La responsabilité d’une banque dans le traitement des ordres de virement est déterminée par son obligation de s’assurer que l’ordre émane bien du titulaire du compte et de vérifier l’absence d’anomalies apparentes.

Ici, la Cour juge que les opérations étaient cohérentes avec les pratiques commerciales habituelles de la société J, ne présentant rien d’exceptionnel ni d’inhabituel qui aurait dû alerter la banque.

La décision rappel que la banque n’a pas à s’immiscer dans les affaires de son client et qu’elle n’a pas à enquêter sur la légitimité substantielle des ordres tant que rien dans l’ordre lui-même ne suggère une anomalie.

Pour rappel, la notion d’anomalie apparente se définit comme une irrégularité formelle clairement identifiable par un banquier normalement prudent et diligent. Si l’anomalie matérielle ne pose en principe aucune difficulté, et sanctionne le banquier ne l’ayant pas détecté (exemple grattage chèque : Cass. com., 17 sept. 2013, n°12-18.202), il en sera autrement pour les anomalies dites « intellectuelles ».

En effet, l’anomalie intellectuelle concerne des cas plus complexes où des ordres de paiement sont exécutés sous l’influence d’une erreur ou d’une escroquerie, tels que les arnaques à l’investissement ou les fraudes au Président. La jurisprudence a établi des critères pour juger de la vigilance bancaire dans ces situations : le montant, la fréquence des virements, la destination des fonds, et le profil du client (Cass. Com., 31 janv. 2017, n° 15-17.498).

En l’espèce, la cour rappel a décidé que :

« (…) à réception d’un ordre de virement, le banquier, qui est tenu de s’assurer que celui-ci émane bien du titulaire du compte à débiter ou de son représentant et ne présente aucune anomalie apparente, formelle ou intellectuelle, doit vérifier que l’opération n’est pas manifestement irrégulière ou inhabituelle dans la pratique commerciale de son client.

Après avoir relevé que les ordres de virements litigieux libellés en USD émanaient de la société Jirlec, qui les avait signés et avait fourni à la banque les éléments d’identification des comptes bancaires sur lesquels les fonds devait être virés, l’arrêt retient, par motifs propres et adoptés, que les instructions ainsi données s’inscrivaient dans la logique des relations d’affaires entretenues avec des fournisseurs basés en Asie, que les montants des virements n’étaient en rien exceptionnels, que la société Jirlec était en possession des factures en règlement et qu’elle n’ignorait pas la dénomination sociale de ses fournisseurs.

En l’état des ces constatations et appréciations souveraines, dont il se déduit que les ordres de virement litigieux n’étaient affectés d’aucune anomalie apparente, la cour d’appel, qui n’était pas tenue de suivre les parties dans le détail de leur argumentation, a légalement justifié sa décision. »
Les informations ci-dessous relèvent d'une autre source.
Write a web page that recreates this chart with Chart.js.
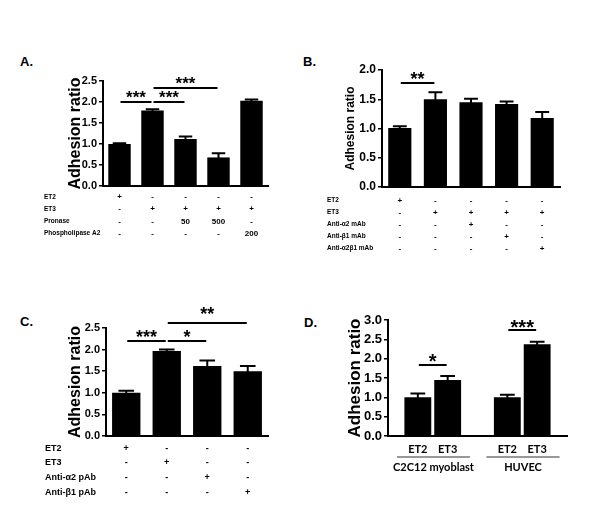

La décision rendue par la Cour de cassation est donc conforme a la jurisprudence constante, et ne pouvait être autrement.

En effet, la banque n’a pas à supporter la charge d’un préjudice subi par son client si celle-ci n’a pas commis de faute.  

Ainsi, la Cour de cassation a jugé que la banque avait rempli ses obligations contractuelles en exécutant les ordres de virement conformément aux instructions reçues sans anomalies apparentes de son client.